Bringing in further contributors could only further dilute this mélange, which explains why ‘The One Who Broke Your Heart’ is, for my money, the weakest song on this album—featuring both the Dap-Kings and Daptone labelmates Antibalas, it comes off as a pastiche of Latin American music cliches. But for each of these relative misfires, there are moments where the collaboration truly sounds like something neither could better in solo mode. Take, for instance, the two songs that anchor the album’s middle, ‘I Should Watch TV’ and ‘Lazarus’. The first is underpinned by a claustrophobia-inducing synth pulse from which flighty, nervous brass lines try valiantly to escape, while Byrne triumphantly howls, “The more I lost myself, the more it set me free!” ‘Lazarus’, by contrast, employs the same effect in reverse: airy, perfectly-spaced horns are dragged down to earth by Clark’s guitar and and Congleton’s meaty beats, while Byrne adopts a rare menacing pose: “You will not see my face come morning,” he warns. “I did not come to set you free.”

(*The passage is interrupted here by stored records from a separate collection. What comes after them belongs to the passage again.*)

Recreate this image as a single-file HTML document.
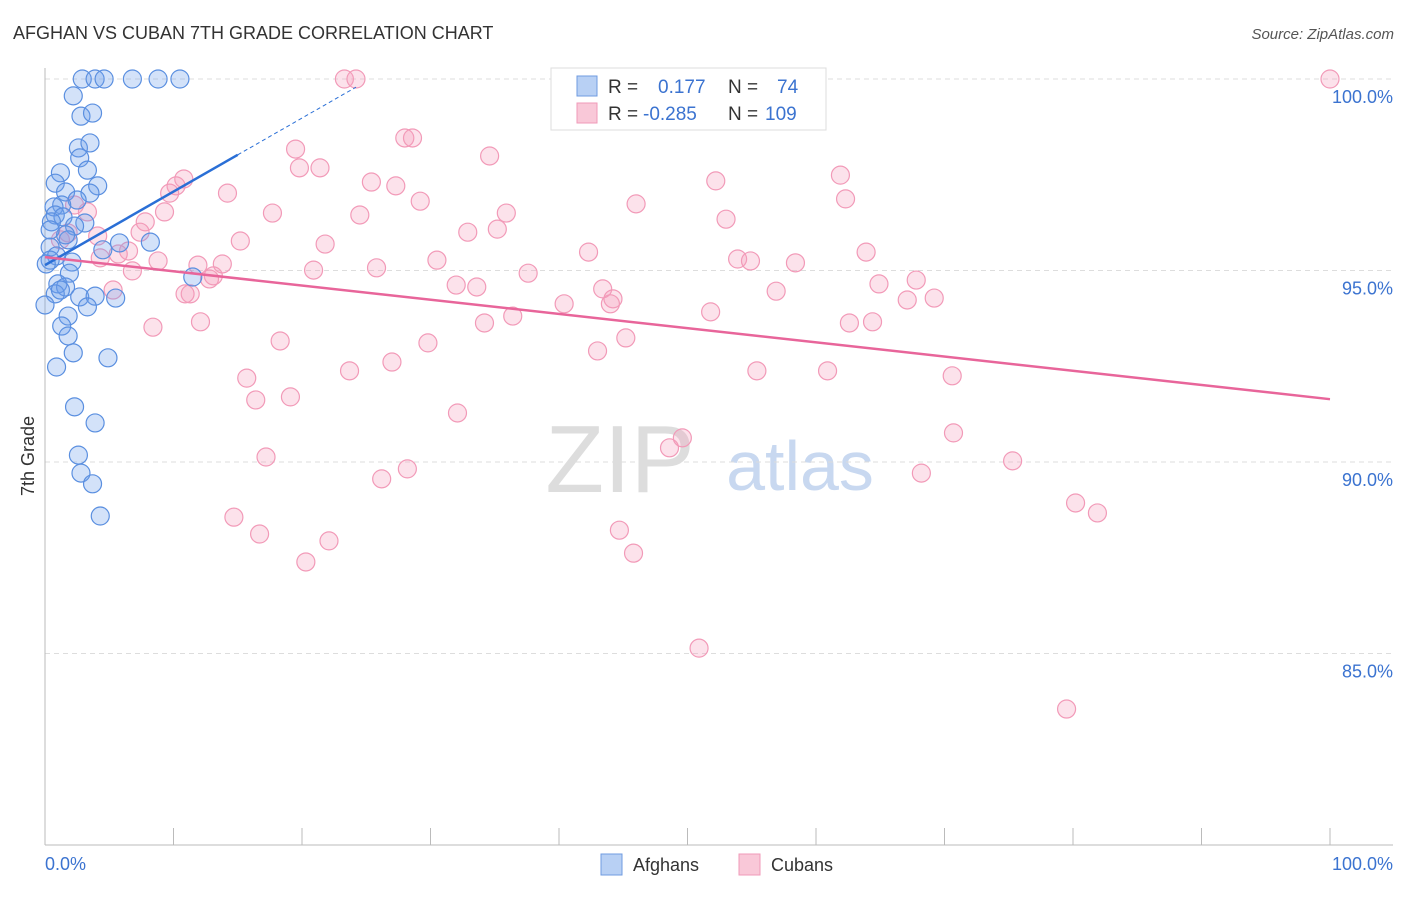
<!DOCTYPE html>
<html><head><meta charset="utf-8"><style>
body{margin:0;background:#fff;font-family:"Liberation Sans",sans-serif}
svg text{font-family:"Liberation Sans",sans-serif}
</style></head><body>
<svg id="c" width="1406" height="892">
<text x="13" y="39" font-size="18" fill="#333">AFGHAN VS CUBAN 7TH GRADE CORRELATION CHART</text>
<text x="1394" y="39" font-size="15" fill="#555" font-style="italic" text-anchor="end">Source: ZipAtlas.com</text>
<text x="620" y="492" font-size="96" fill="#ddd" font-family="Liberation Serif" text-anchor="middle">ZIP</text>
<text x="800" y="490" font-size="70" fill="#c8d8f0" text-anchor="middle">atlas</text>
<text transform="translate(34,456) rotate(-90)" font-size="18" fill="#333" text-anchor="middle">7th Grade</text>
<g id="grid"></g><g id="pts"></g><g id="lines"></g>
<g>
<rect x="551" y="68" width="275" height="62" fill="#fff" stroke="#ddd"/>
<rect x="577" y="76" width="20" height="20" fill="#b8d0f4" stroke="#6f9be0"/>
<rect x="577" y="103" width="20" height="20" fill="#f9c8d8" stroke="#f09ab8"/>
<text x="608" y="93" font-size="19" fill="#333">R = </text><text x="658" y="93" font-size="19" fill="#3b73d0">0.177</text>
<text x="728" y="93" font-size="19" fill="#333">N = </text><text x="777" y="93" font-size="19" fill="#3b73d0">74</text>
<text x="608" y="120" font-size="19" fill="#333">R = </text><text x="643" y="120" font-size="19" fill="#3b73d0">-0.285</text>
<text x="728" y="120" font-size="19" fill="#333">N = </text><text x="765" y="120" font-size="19" fill="#3b73d0">109</text>
</g>
<g>
<rect x="601" y="854" width="21" height="21" fill="#b8d0f4" stroke="#6f9be0"/>
<text x="633" y="871" font-size="18" fill="#333">Afghans</text>
<rect x="739" y="854" width="21" height="21" fill="#f9c8d8" stroke="#f09ab8"/>
<text x="771" y="871" font-size="18" fill="#333">Cubans</text>
</g>
</svg>
<script>
const yTicks=[100,95,90,85];
const xTickLabels=["0.0%","100.0%"];
const blueX=[2.9,3.9,4.6,6.8,8.8,10.5,2.2,2.8,3.7,2.6,3.5,2.7,3.3,1.2,4.1,0.8,1.6,3.5,2.5,1.3,0.7,0.8,1.4,3.1,2.3,0.5,1.8,1.6,5.8,8.2,4.5,0.4,0.9,2.1,0.4,1.9,1.0,1.6,0.8,2.7,3.9,3.3,5.5,11.5,1.8,1.3,1.8,2.2,0.9,4.9,2.3,3.9,2.6,2.8,3.7,4.3,0,0.1,0.4,1.2];
const blueY=[100,100,100,100,100,100,99.56,99.03,99.11,98.2,98.33,97.94,97.62,97.55,97.21,97.28,97.05,97.02,96.84,96.71,96.66,96.45,96.4,96.24,96.16,96.27,95.8,95.93,95.72,95.74,95.54,95.61,95.38,95.22,95.27,94.93,94.65,94.57,94.39,94.31,94.33,94.05,94.28,94.83,93.81,93.55,93.29,92.85,92.48,92.72,91.44,91.02,90.18,89.71,89.43,88.59,94.1,95.17,96.06,94.49];
const pinkX=[100,23.3,24.2,28.0,28.6,19.5,34.6,21.4,19.8,10.8,10.2,9.7,14.2,25.4,27.3,29.2,17.7,9.3,24.5,7.8,3.3,2.3,7.4,4.1,1.8,1.2,15.2,21.8,32.9,35.2,35.9,52.2,46.0,53.0,61.9,62.3,42.3,6.5,4.3,5.7,8.8,6.8,11.9,13.8,13.1,12.8,20.9,25.8,30.5,37.6,53.9,54.9,58.4,63.9,32.0,33.6,40.4,43.4,44.2,44.0,56.9,64.9,67.8,67.1,69.2,11.3,5.3,8.4,12.1,18.3,29.8,34.2,36.4,43.0,45.2,51.8,62.6,64.4,15.7,16.4,19.1,23.7,27.0,55.4,60.9,70.6,32.1,48.6,49.6,70.7,17.2,28.2,26.2,68.2,75.3,14.7,16.7,22.1,20.3,44.7,45.8,80.2,81.9,50.9,79.5,10.9];
const pinkY=[100,100,100,98.46,98.46,98.17,97.99,97.68,97.68,97.39,97.21,97.02,97.02,97.31,97.21,96.81,96.5,96.53,96.45,96.27,96.53,96.71,96.0,95.9,95.98,95.8,95.77,95.69,96.0,96.08,96.5,97.34,96.74,96.34,97.49,96.87,95.48,95.51,95.33,95.43,95.25,94.99,95.14,95.17,94.86,94.78,95.01,95.07,95.27,94.93,95.3,95.25,95.2,95.48,94.62,94.57,94.13,94.52,94.26,94.13,94.46,94.65,94.75,94.23,94.28,94.39,94.49,93.52,93.66,93.16,93.11,93.63,93.81,92.9,93.24,93.92,93.63,93.66,92.19,91.62,91.7,92.38,92.61,92.38,92.38,92.25,91.28,90.37,90.63,90.76,90.13,89.82,89.56,89.71,90.03,88.56,88.12,87.94,87.39,88.22,87.62,88.93,88.67,85.14,83.55,94.39];
const blueFit=[95.14,0.192];
const pinkFit=[95.35,-0.0371];
const X=v=>45+v*12.85, Y=v=>79+(100-v)*38.3;
const NS="http://www.w3.org/2000/svg";
function mk(t,a,p){const e=document.createElementNS(NS,t);for(const k in a)e.setAttribute(k,a[k]);p.appendChild(e);return e;}
const g=document.getElementById('grid');
yTicks.forEach(v=>{
 const l=mk('line',{x1:45,x2:1393,y1:Y(v),y2:Y(v),stroke:'#ddd','stroke-dasharray':'5,4'},g);
 
 
 const t=mk('text',{x:1393,y:Y(v)+24,'font-size':18,fill:'#3b73d0','text-anchor':'end'},g);
 t.textContent=v.toFixed(1)+'%';
 
 
});
const ax=mk('line',{x1:45,x2:1393,y1:845,y2:845,stroke:'#bbb'},g);


const ay=mk('line',{x1:45,x2:45,y1:68,y2:845,stroke:'#bbb'},g);


for(let i=0;i<=10;i++){const t=mk('line',{x1:X(i*10),x2:X(i*10),y1:828,y2:845,stroke:'#bbb'},g);
 
 }
[[0,'start',45],[100,'end',1393]].forEach((d,i)=>{const t=mk('text',{x:d[2],y:870,'font-size':18,fill:'#3b73d0','text-anchor':d[1]},g);t.textContent=xTickLabels[i];
 
 });
const p=document.getElementById('pts');
pinkX.forEach((x,i)=>{const c=mk('circle',{cx:X(x),cy:Y(pinkY[i]),r:9,fill:'rgba(244,160,190,0.3)',stroke:'#f29ab8','stroke-width':1.2},p);
 
 });
blueX.forEach((x,i)=>{const c=mk('circle',{cx:X(x),cy:Y(blueY[i]),r:9,fill:'rgba(110,160,235,0.3)',stroke:'#5a8fe0','stroke-width':1.2},p);
 
 });
const L=document.getElementById('lines');
const b1=mk('line',{x1:X(0),y1:Y(blueFit[0]),x2:X(15),y2:Y(blueFit[0]+15*blueFit[1]),stroke:'#2a6fd6','stroke-width':2.5},L);


const b2=mk('line',{x1:X(15),y1:Y(blueFit[0]+15*blueFit[1]),x2:X(24.2),y2:Y(blueFit[0]+24.2*blueFit[1]),stroke:'#2a6fd6','stroke-width':1,'stroke-dasharray':'4,3'},L);


const pl=mk('line',{x1:X(0),y1:Y(pinkFit[0]),x2:X(100),y2:Y(pinkFit[0]+100*pinkFit[1]),stroke:'#e8659a','stroke-width':2.5},L);


</script>
</body></html>
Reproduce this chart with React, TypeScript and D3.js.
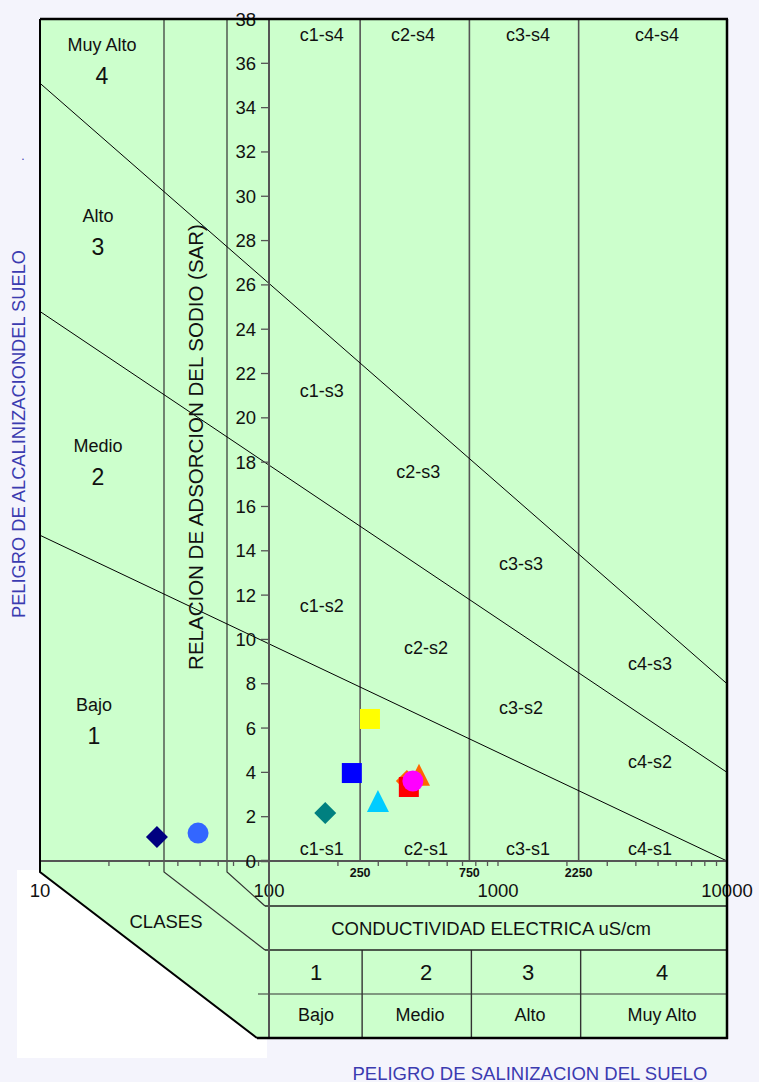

While such moments are to be wholeheartedly welcomed, they are comparatively rare on Love This Giant. It is, of course, a very good album from start to finish—but you would expect that from an elder statesman of American alt-pop and one of the brightest talents of the current NPR-approved indie-rock scene. And expectations, it turns out, are what bedevils Love This Giant. A listener familiar with both Byrne and Clark’s work will quite rightly come to it with high expectations, which it will frequently meet and occasionally exceed. But it turns out that Love This Giant can’t quite meet the expectation—an absurd one, I know—that it would transcend our expectations.